Member of Parliament, Lok Sabha
- In office 23 November 2016 – 4 June 2024
- Preceded by: Suvendu Adhikari
- Succeeded by: Abhijit Gangopadhyay
- Constituency: Tamluk, West Bengal

Personal details
- Born: 24 December 1976 (age 49) Contai, West Bengal, India
- Party: Bharatiya Janata Party (2024–present)
- Other political affiliations: Trinamool Congress (until 2024)
- Parent: Sisir Adhikari (father);
- Relatives: Suvendu Adhikari (brother) Soumendu Adhikari (brother)
- Education: Contai Prabhat Kumar College (NSOU)
- Profession: Politician

= Dibyendu Adhikari =

Indian politician (born 1976)

Dibyendu Adhikari (born 24 December 1976) is an Indian politician from the state of West Bengal. He was voted into the West Bengal Legislative Assembly as an MLA from Egra Assembly constituency in the 2026 West Bengal Legislative Assembly election as a member of the Bharatiya Janata Party.

== Political career ==
Earlier, he was elected to Lok Sabha from Tamluk in 2019 as a member of the Trinamool Congress.

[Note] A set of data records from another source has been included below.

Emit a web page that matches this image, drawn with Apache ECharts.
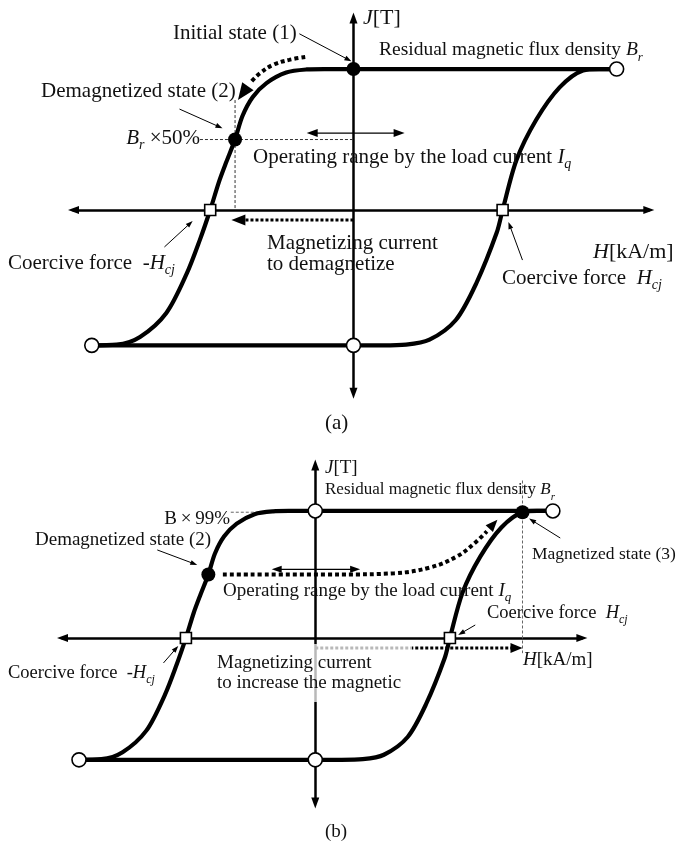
<!DOCTYPE html>
<html>
<head>
<meta charset="utf-8">
<script src="https://cdn.jsdelivr.net/npm/echarts@6/dist/echarts.min.js"></script>
<style>
  html, body { margin: 0; padding: 0; background: #fff; }
  #chart { width: 678px; height: 841px; }
</style>
</head>
<body>
<div id="chart"></div>
<script>
// J–H hysteresis loop of a permanent magnet, normalised: H in units of Hcj, J in units of Br.
const demagBranch = [[1.80, 1.00], [0.00, 1.00], [-0.20, 1.00], [-0.32, 0.997], [-0.46, 0.975],
  [-0.595, 0.90], [-0.69, 0.80], [-0.76, 0.665], [-0.81, 0.50], [-0.87, 0.34], [-0.92, 0.20],
  [-0.98, 0.00], [-1.05, -0.21], [-1.14, -0.45], [-1.28, -0.73], [-1.46, -0.90], [-1.62, -0.955], [-1.79, -0.96]];
const magBranch = [[-1.79, -0.96], [0.20, -0.96], [0.36, -0.955], [0.52, -0.92], [0.70, -0.78],
  [0.84, -0.52], [0.98, -0.16], [1.02, 0.00], [1.115, 0.355], [1.25, 0.64], [1.41, 0.87],
  [1.57, 0.99], [1.68, 1.00], [1.80, 1.00]];
const coercivePoints = [[-0.98, 0], [1.02, 0]];

// (a) demagnetisation from the initial state
const openPointsA = [[-1.79, -0.96], [1.80, 1.00], [0, -0.96]];
const solidPointsA = [[0, 1.00], [-0.81, 0.50]];
const guidesA = [[[-1.05, 0.50], [0, 0.50]], [[-0.81, 0.78], [-0.81, 0]]];
const sweepPathA = [[-0.33, 1.085], [-0.44, 1.065], [-0.55, 1.03], [-0.64, 0.97], [-0.70, 0.91]];
const sweepTipA = [-0.79, 0.78];
const currentArrowA = [[[0, -0.07], [-0.835, -0.07]]];
const loadRangeA = [[[-0.32, 0.546], [0.35, 0.546]]];
const pointersA = [
  [[-0.37, 1.25], [-0.014, 1.055]],
  [[-1.19, 0.716], [-0.896, 0.58]],
  [[-1.293, -0.262], [-1.10, -0.078]],
  [[1.156, -0.355], [1.06, -0.085]]
];

// (b) remagnetisation back to 99 % of Br
const openPointsB = [[-1.79, -0.96], [1.80, 1.00], [0, -0.96], [0, 1.00]];
const solidPointsB = [[-0.81, 0.50], [1.57, 0.99]];
const guidesB = [[[-0.64, 0.99], [1.57, 0.99]], [[1.57, 1.24], [1.57, -0.12]]];
const sweepPathB = [[-0.70, 0.50], [0.20, 0.50], [0.60, 0.51], [0.87, 0.555], [1.07, 0.64], [1.20, 0.74], [1.30, 0.84]];
const sweepTipB = [1.38, 0.93];
const currentArrowB = [[[0, -0.08], [1.57, -0.08]]];
const loadRangeB = [[[-0.33, 0.54], [0.34, 0.54]]];
const pointersB = [
  [[-1.197, 0.693], [-0.894, 0.575]],
  [[1.856, 0.787], [1.62, 0.94]],
  [[1.212, 0.102], [1.083, 0.024]],
  [[-1.15, -0.197], [-1.038, -0.063]]
];

const X_MIN = -1.915, X_MAX = 2.02, Y_MIN = -1.30, Y_MAX = 1.362;
const SERIF = "'Liberation Serif', 'Times New Roman', serif";
const INK = '#111';

function axisPair(i) {
  const line = {
    onZero: true,
    symbol: ['triangle', 'triangle'],
    symbolSize: [8, 11],
    lineStyle: { color: '#000', width: 2.5 }
  };
  const common = {
    type: 'value', gridIndex: i, axisLine: line,
    axisTick: { show: false }, axisLabel: { show: false }, splitLine: { show: false }
  };
  return [
    Object.assign({ min: X_MIN, max: X_MAX }, common),
    Object.assign({ min: Y_MIN, max: Y_MAX }, common)
  ];
}

function curve(i, data, style, extra) {
  return Object.assign({
    type: 'line', xAxisIndex: i, yAxisIndex: i, data: data,
    symbol: 'none', showSymbol: false, silent: true, animation: false,
    smooth: 0.3, z: 3,
    lineStyle: style
  }, extra || {});
}

function dots(i, data, kind) {
  const styles = {
    solid: { symbol: 'circle', size: 14, item: { color: '#000', opacity: 1 } },
    open: { symbol: 'circle', size: 14, item: { color: '#fff', borderColor: '#000', borderWidth: 1.6, opacity: 1 } },
    square: { symbol: 'rect', size: 11, item: { color: '#fff', borderColor: '#000', borderWidth: 1.6, opacity: 1 } }
  }[kind];
  return {
    type: 'scatter', xAxisIndex: i, yAxisIndex: i, data: data, silent: true,
    symbol: styles.symbol, symbolSize: styles.size, itemStyle: styles.item, z: 8,
    emphasis: { disabled: true }
  };
}

// straight segments, optionally with filled arrowheads drawn in pixel space
function arrows(i, segs, o) {
  return {
    type: 'custom', xAxisIndex: i, yAxisIndex: i, silent: true, clip: false, z: o.z || 6,
    data: segs.map(s => [s[0][0], s[0][1], s[1][0], s[1][1]]),
    renderItem: function (params, api) {
      const a = api.coord([api.value(0), api.value(1)]);
      const b = api.coord([api.value(2), api.value(3)]);
      const dx = b[0] - a[0], dy = b[1] - a[1];
      const d = Math.hypot(dx, dy) || 1, ux = dx / d, uy = dy / d;
      const head = function (tail, tip) {
        const vx = tip[0] - tail[0], vy = tip[1] - tail[1];
        const n = Math.hypot(vx, vy) || 1, px = vx / n, py = vy / n;
        const bx = tip[0] - px * o.len, by = tip[1] - py * o.len;
        return {
          type: 'polygon',
          shape: { points: [tip, [bx - py * o.wid / 2, by + px * o.wid / 2], [bx + py * o.wid / 2, by - px * o.wid / 2]] },
          style: { fill: o.color || '#000' }
        };
      };
      const kids = [];
      if (o.line !== false) {
        const s = o.start ? [a[0] + ux * o.len * 0.7, a[1] + uy * o.len * 0.7] : a;
        const e = o.end ? [b[0] - ux * o.len * 0.7, b[1] - uy * o.len * 0.7] : b;
        kids.push({
          type: 'line', shape: { x1: s[0], y1: s[1], x2: e[0], y2: e[1] },
          style: { stroke: o.color || '#000', lineWidth: o.width || 1, lineDash: o.dash || null, lineCap: 'butt' }
        });
      }
      if (o.end) kids.push(head(a, b));
      if (o.start) kids.push(head(b, a));
      return { type: 'group', children: kids };
    }
  };
}

function rich(size) {
  const L = size + 8, off = 0.42 * size;
  const base = { fontFamily: SERIF, fontSize: size, lineHeight: L, verticalAlign: 'middle', fill: INK };
  return {
    t: base,
    i: Object.assign({}, base, { fontStyle: 'italic' }),
    s: Object.assign({}, base, {
      fontSize: Math.round(size * 0.66), fontStyle: 'italic',
      lineHeight: L - 2 * off, verticalAlign: 'bottom'
    })
  };
}

function text(x, y, str, size, align) {
  return {
    type: 'text', x: x, y: y, z: 100, silent: true,
    style: {
      text: str, rich: rich(size), fill: INK, fontFamily: SERIF, fontSize: size,
      align: align || 'left', verticalAlign: 'middle'
    }
  };
}

const axA = axisPair(0), axB = axisPair(1);
const loopStyle = { color: '#000', width: 4.2, cap: 'round', join: 'round' };
const sweepStyle = { color: '#000', width: 4, type: [4, 3], cap: 'butt' };
const guideA = { color: '#333', width: 1, type: [3, 2] };
const guideB = { color: '#666', width: 1, type: [3, 2] };

const series = [
  // panel (a)
  curve(0, demagBranch, loopStyle),
  curve(0, magBranch, loopStyle),
  ...guidesA.map(g => curve(0, g, guideA, { smooth: false, z: 2 })),
  curve(0, sweepPathA, sweepStyle, { smooth: 0.4, z: 5 }),
  arrows(0, [[sweepPathA[sweepPathA.length - 1], sweepTipA]], { line: false, end: true, len: 17, wid: 14 }),
  arrows(0, currentArrowA, { width: 3, dash: [3, 2], end: true, len: 14, wid: 11 }),
  arrows(0, loadRangeA, { width: 1.3, start: true, end: true, len: 11, wid: 8 }),
  arrows(0, pointersA, { width: 1, end: true, len: 7, wid: 5 }),
  dots(0, coercivePoints, 'square'),
  dots(0, openPointsA, 'open'),
  dots(0, solidPointsA, 'solid'),
  // panel (b)
  curve(1, demagBranch, loopStyle),
  curve(1, magBranch, loopStyle),
  ...guidesB.map(g => curve(1, g, guideB, { smooth: false, z: 2 })),
  curve(1, sweepPathB, sweepStyle, { smooth: 0.4, z: 5 }),
  arrows(1, [[sweepPathB[sweepPathB.length - 1], sweepTipB]], { line: false, end: true, len: 12, wid: 10 }),
  arrows(1, currentArrowB, { width: 3, dash: [3, 2], end: true, len: 12, wid: 10 }),
  arrows(1, loadRangeB, { width: 1.3, start: true, end: true, len: 10, wid: 7 }),
  arrows(1, pointersB, { width: 1, end: true, len: 7, wid: 5 }),
  dots(1, coercivePoints, 'square'),
  dots(1, openPointsB, 'open'),
  dots(1, solidPointsB, 'solid')
];

const graphic = [
  // (a)
  text(363, 18, '{i|J}{t|[T]}', 22),
  text(173, 33, '{t|Initial state (1)}', 21),
  text(379, 50, '{t|Residual magnetic flux density }{i|B}{s|r}', 19.5),
  text(41, 91, '{t|Demagnetized state (2)}', 21),
  text(200, 138, '{i|B}{s|r}{t| ×50%}', 21, 'right'),
  text(253, 157, '{t|Operating range by the load current }{i|I}{s|q}', 21),
  text(267, 243, '{t|Magnetizing current}', 21),
  text(267, 264, '{t|to demagnetize}', 21),
  text(8, 263, '{t|Coercive force  -}{i|H}{s|cj}', 21),
  text(593, 252, '{i|H}{t|[kA/m]}', 22),
  text(502, 278, '{t|Coercive force  }{i|H}{s|cj}', 21),
  text(325, 423, '{t|(a)}', 21),
  // (b)
  {
    type: 'rect', z: 50, silent: true,
    shape: { x: 212, y: 644, width: 200, height: 58 },
    style: { fill: 'rgba(255,255,255,0.72)' }
  },
  text(325, 468, '{i|J}{t|[T]}', 19),
  text(325, 490, '{t|Residual magnetic flux density }{i|B}{s|r}', 17),
  text(230, 519, '{t|B\u2009×\u200999%}', 19, 'right'),
  text(35, 540, '{t|Demagnetized state (2)}', 19),
  text(532, 554, '{t|Magnetized state (3)}', 17.5),
  text(223, 591, '{t|Operating range by the load current }{i|I}{s|q}', 19),
  text(487, 613, '{t|Coercive force  }{i|H}{s|cj}', 18.5),
  text(523, 660, '{i|H}{t|[kA/m]}', 19),
  text(217, 663, '{t|Magnetizing current}', 19),
  text(217, 683, '{t|to increase the magnetic}', 19),
  text(8, 673, '{t|Coercive force  -}{i|H}{s|cj}', 18.5),
  text(325, 832, '{t|(b)}', 19)
];

const chart = echarts.init(document.getElementById('chart'), null, { renderer: 'canvas' });
chart.setOption({
  backgroundColor: '#fff',
  animation: false,
  grid: [
    { left: 73.5, top: 18, width: 575.3, height: 375.3, outerBoundsMode: 'none', containLabel: false },
    { left: 62.5, top: 465, width: 519.4, height: 338, outerBoundsMode: 'none', containLabel: false }
  ],
  xAxis: [axA[0], axB[0]],
  yAxis: [axA[1], axB[1]],
  series: series,
  graphic: graphic
});
</script>
</body>
</html>
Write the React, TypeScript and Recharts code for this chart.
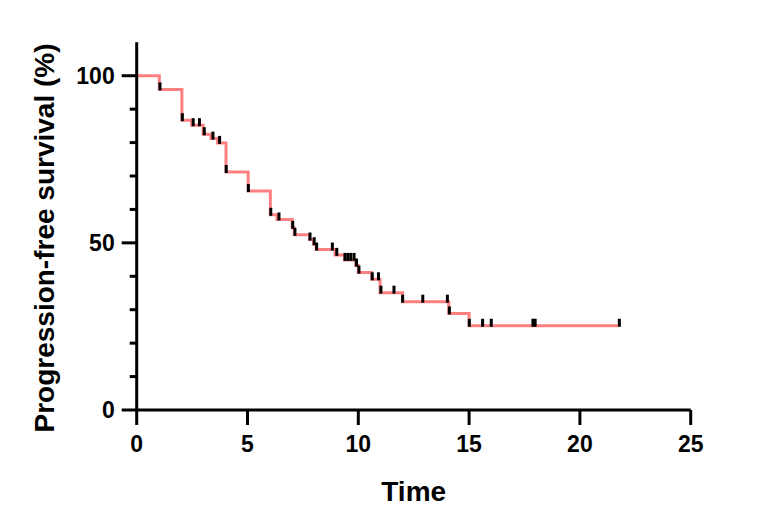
import React from 'react';
import { ComposedChart, Line, Scatter, XAxis, YAxis, Label } from 'recharts';

// Kaplan-Meier step curve (time at which the survival changes, survival after the step)
const stepTimes = [0, 1.02, 2.04, 2.48, 3.0, 3.35, 3.65, 4.03, 5.03, 6.03, 6.33, 7.02, 7.11, 7.8, 7.98, 8.1, 8.95, 9.38, 9.88, 10.0, 10.6, 10.98, 12.0, 14.08, 15.0, 21.75];
const stepSurvival = [100, 95.9, 86.7, 85.2, 82.5, 81.2, 79.9, 71.2, 65.5, 58.4, 57.0, 54.5, 52.4, 51.0, 49.6, 48.0, 46.4, 44.9, 43.2, 41.1, 39.1, 35.1, 32.4, 28.9, 25.2, 25.2];

// Censor marks
const censorTimes = [1.05, 2.06, 2.55, 2.83, 3.05, 3.44, 3.74, 4.04, 5.04, 6.05, 6.42, 7.04, 7.14, 7.82, 8.01, 8.12, 8.83, 9.03, 9.4, 9.53, 9.66, 9.81, 9.92, 10.03, 10.63, 10.91, 11.02, 11.61, 12.0, 12.91, 14.02, 14.11, 15.01, 15.61, 16.0, 17.88, 17.98, 21.78];
const censorSurvival = [95.9, 86.7, 85.2, 85.2, 82.5, 81.2, 79.9, 71.2, 65.5, 58.4, 57.0, 54.5, 52.4, 51.0, 49.6, 48.0, 48.0, 46.4, 44.9, 44.9, 44.9, 44.9, 43.2, 41.1, 39.1, 39.1, 35.1, 35.1, 32.4, 32.4, 32.4, 28.9, 25.2, 25.2, 25.2, 25.2, 25.2, 25.2];

const xTicks = [0, 5, 10, 15, 20, 25];
const yTicks = [0, 10, 20, 30, 40, 50, 60, 70, 80, 90, 100];
const yMajorTicks = [0, 50, 100];

const curveData = stepTimes.map((t, i) => ({ t, s: stepSurvival[i] }));
const censorData = censorTimes.map((t, i) => ({ t, s: censorSurvival[i] }));

const FONT = '"Liberation Sans", Arial, Helvetica, sans-serif';
const Y_TICK_SIZE = 15;
const Y_TICK_MARGIN = 7;

function YTick(props: any) {
  const { x, y, payload } = props;
  const axisX = x + Y_TICK_SIZE + Y_TICK_MARGIN;
  const major = yMajorTicks.includes(payload.value);
  return (
    <g>
      <line x1={axisX - (major ? 15 : 7)} x2={axisX} y1={y} y2={y} stroke="#000" strokeWidth={3} />
      {major && (
        <text x={x} y={y} dy="0.355em" textAnchor="end" fill="#000" fontSize={23} fontWeight="bold" fontFamily={FONT}>
          {payload.value}
        </text>
      )}
    </g>
  );
}

function CensorMark(props: any) {
  const { cx, cy } = props;
  return <rect x={cx - 1.5} y={cy - 7} width={3} height={8} fill="#000" />;
}

export default function App() {
  return (
    <div style={{ width: 771, height: 502 }}>
      <ComposedChart width={771} height={502} margin={{ top: 34.3, right: 88.3, bottom: 0, left: 0 }}>
        <XAxis
          type="number"
          dataKey="t"
          domain={[0, 25]}
          ticks={xTicks}
          interval={0}
          height={100}
          tickSize={15}
          tickMargin={11}
          axisLine={{ stroke: '#000', strokeWidth: 3 }}
          tickLine={{ stroke: '#000', strokeWidth: 3 }}
          tick={{ fill: '#000', fontSize: 23, fontWeight: 'bold', fontFamily: FONT }}
        >
          <Label
            content={(p: any) => {
              const vb = p.viewBox || {};
              return (
                <text x={vb.x + vb.width / 2} y={vb.y + 91} textAnchor="middle" fill="#000" fontSize={28} fontWeight="bold" fontFamily={FONT}>
                  Time
                </text>
              );
            }}
          />
        </XAxis>
        <YAxis
          type="number"
          dataKey="s"
          domain={[0, 110]}
          ticks={yTicks}
          interval={0}
          width={128.7}
          tickSize={Y_TICK_SIZE}
          tickMargin={Y_TICK_MARGIN}
          axisLine={{ stroke: '#000', strokeWidth: 3 }}
          tickLine={false}
          tick={<YTick />}
        >
          <Label
            content={() => (
              <text transform="translate(46,230) rotate(-90)" x={0} y={0} textAnchor="middle" fill="#000" fontSize={28} fontWeight="bold" fontFamily={FONT}>
                Progression-free survival (%)
              </text>
            )}
          />
        </YAxis>
        <Line
          data={curveData}
          dataKey="s"
          type="stepAfter"
          stroke="#FF8080"
          strokeWidth={3}
          dot={false}
          activeDot={false}
          isAnimationActive={false}
        />
        <Scatter data={censorData} dataKey="s" shape={<CensorMark />} isAnimationActive={false} />
      </ComposedChart>
    </div>
  );
}
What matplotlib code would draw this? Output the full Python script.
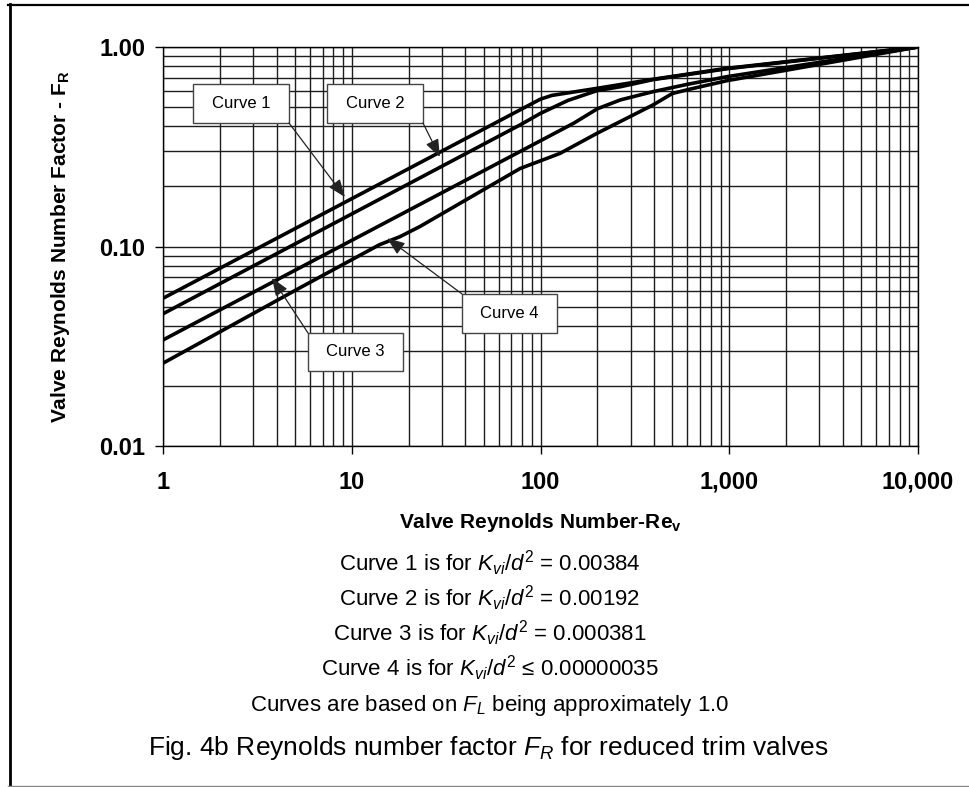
import matplotlib
matplotlib.use("Agg")
import matplotlib.pyplot as plt
from matplotlib.patches import Rectangle
from matplotlib.lines import Line2D
from matplotlib.ticker import FixedLocator, FixedFormatter, NullFormatter, LogLocator

plt.rcParams['font.family'] = ['Liberation Sans', 'DejaVu Sans']
plt.rcParams['mathtext.fontset'] = 'custom'
plt.rcParams['mathtext.rm'] = 'Liberation Sans'
plt.rcParams['mathtext.it'] = 'Liberation Sans:italic'
plt.rcParams['mathtext.bf'] = 'Liberation Sans:bold'

# curves (Re_v, F_R)
re_1 = [1, 90, 100, 115, 200, 394, 973, 10000]
fr_1 = [0.055, 0.52, 0.548, 0.572, 0.621, 0.689, 0.782, 1.0]
re_2 = [1, 78, 100, 140, 200, 265, 394, 973, 10000]
fr_2 = [0.046, 0.407, 0.465, 0.54, 0.605, 0.632, 0.686, 0.778, 1.0]
re_3 = [1, 150, 200, 265, 394, 600, 973, 10000]
fr_3 = [0.034, 0.415, 0.49, 0.543, 0.597, 0.65, 0.71, 1.0]
re_4 = [1, 5.3, 14, 18, 23, 78, 127, 199, 394, 500, 620, 973, 10000]
fr_4 = [0.026, 0.062, 0.102, 0.112, 0.126, 0.246, 0.293, 0.369, 0.512, 0.585, 0.615, 0.678, 1.0]
curves = [(re_1, fr_1), (re_2, fr_2), (re_3, fr_3), (re_4, fr_4)]

x_ticks = [1, 10, 100, 1000, 10000]
x_tick_labels = ['1', '10', '100', '1,000', '10,000']
y_ticks = [0.01, 0.1, 1.0]
y_tick_labels = ['0.01', '0.10', '1.00']

# callout labels: text, box (x0, x1, y0, y1), arrow start, arrow tip
callout_names = ['Curve 1', 'Curve 2', 'Curve 3', 'Curve 4']
callout_boxes = [(1.44, 4.65, 0.416, 0.652), (7.39, 23.85, 0.416, 0.652),
                 (5.87, 18.7, 0.0238, 0.0368), (38.4, 122.3, 0.0368, 0.0578)]
arrow_start = [(4.65, 0.416), (23.85, 0.416), (5.87, 0.0368), (38.4, 0.0578)]
arrow_tip = [(9.2, 0.177), (29.3, 0.281), (3.78, 0.0695), (15.4, 0.110)]

notes = [r'Curve 1 is for $K_{vi}/d^{2}$ = 0.00384',
         r'Curve 2 is for $K_{vi}/d^{2}$ = 0.00192',
         r'Curve 3 is for $K_{vi}/d^{2}$ = 0.000381',
         r'Curve 4 is for $K_{vi}/d^{2}$ ≤ 0.00000035',
         r'Curves are based on $F_L$ being approximately 1.0']
caption = r'Fig. 4b Reynolds number factor $F_R$ for reduced trim valves'

W, H = 969, 787
fig = plt.figure(figsize=(W / 100, H / 100), dpi=100)
ax = fig.add_axes([163 / W, 1 - 446 / H, 755 / W, 399 / H])
ax.set_xscale('log')
ax.set_yscale('log')
ax.set_xlim(1, 10000)
ax.set_ylim(0.01, 1.0)

ax.xaxis.set_minor_locator(LogLocator(base=10, subs=range(2, 10)))
ax.yaxis.set_minor_locator(LogLocator(base=10, subs=range(2, 10)))
ax.xaxis.set_minor_formatter(NullFormatter())
ax.yaxis.set_minor_formatter(NullFormatter())
ax.xaxis.set_major_locator(FixedLocator(x_ticks))
ax.xaxis.set_major_formatter(FixedFormatter(x_tick_labels))
ax.yaxis.set_major_locator(FixedLocator(y_ticks))
ax.yaxis.set_major_formatter(FixedFormatter(y_tick_labels))

ax.grid(True, which='both', color='#1e1e1e', lw=1.0)
ax.set_axisbelow(True)
ax.tick_params(which='minor', length=0)
ax.tick_params(which='major', length=5.8, width=1.0, direction='out', color='black')
ax.tick_params(axis='x', which='major', pad=12, labelsize=17)
ax.tick_params(axis='y', which='major', pad=7, labelsize=17)
for lab in ax.get_xticklabels() + ax.get_yticklabels():
    lab.set_fontweight('bold')
for sp in ax.spines.values():
    sp.set_color('black')
    sp.set_linewidth(1.0)

for re, fr in curves:
    ax.plot(re, fr, color='black', lw=2.6, solid_joinstyle='round', zorder=3)

for name, (x0, x1, y0, y1), st, tip in zip(callout_names, callout_boxes, arrow_start, arrow_tip):
    ax.add_patch(Rectangle((x0, y0), x1 - x0, y1 - y0, facecolor='white',
                           edgecolor='#444444', lw=1.0, zorder=5))
    ax.text((x0 * x1) ** 0.5, (y0 * y1) ** 0.5, name, ha='center', va='center',
            fontsize=12, zorder=6)
    ax.annotate('', xy=tip, xytext=st, zorder=7,
                arrowprops=dict(arrowstyle='-|>,head_length=0.9,head_width=0.35',
                                color='#222222', lw=0.9, mutation_scale=12,
                                shrinkA=0, shrinkB=0))

ax.set_xlabel(r'Valve Reynolds Number-Re$_{\mathbf{v}}$', fontsize=15, fontweight='bold')
ax.xaxis.set_label_coords(0.5, -0.162)
ax.set_ylabel(r'Valve Reynolds Number Factor - F$_{\mathbf{R}}$', fontsize=15, fontweight='bold')
ax.yaxis.set_label_coords(-0.1205, 0.5)

for i, line in enumerate(notes):
    fig.text(490 / W, 1 - (571 + 35 * i) / H, line, ha='center', va='baseline', fontsize=16)
fig.text(488 / W, 1 - 755 / H, caption, ha='center', va='baseline', fontsize=19)

# page frame
fig.add_artist(Line2D([9.5 / W, 9.5 / W], [0, 1 - 4 / H], color='black', lw=2.0))
fig.add_artist(Line2D([8 / W, 1], [1 - 5 / H, 1 - 5 / H], color='black', lw=1.6))
fig.add_artist(Line2D([8 / W, 1], [1 - 786 / H, 1 - 786 / H], color='#888888', lw=1.0))

fig.savefig('out.png', dpi=100)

Adhikari was a Member of Legislative Assembly (MLA) in West Bengal from Dakhin Kanthi constituency from 2009 to 2016. In 2016, he was elected to Lok Sabha from Tamluk parliamentary constituency of West Bengal on an AITC ticket in a by-election when the seat fell vacant due to the resignation of the sitting MP and his elder brother Suvendu Adhikari, who was elected to the West Bengal Legislative Assembly. He is also councillor of Contai Municipality.

== Family and education ==
Adhikari's father Sisir and brothers Suvendu (currently Chief Minister of West Bengal) and Soumendu were also elected to the Lok Sabha or West Bengal Legislative Assembly.

He has completed his B.A. (Hons) from Contai Prabhat Kumar College (NSOU) in 1998.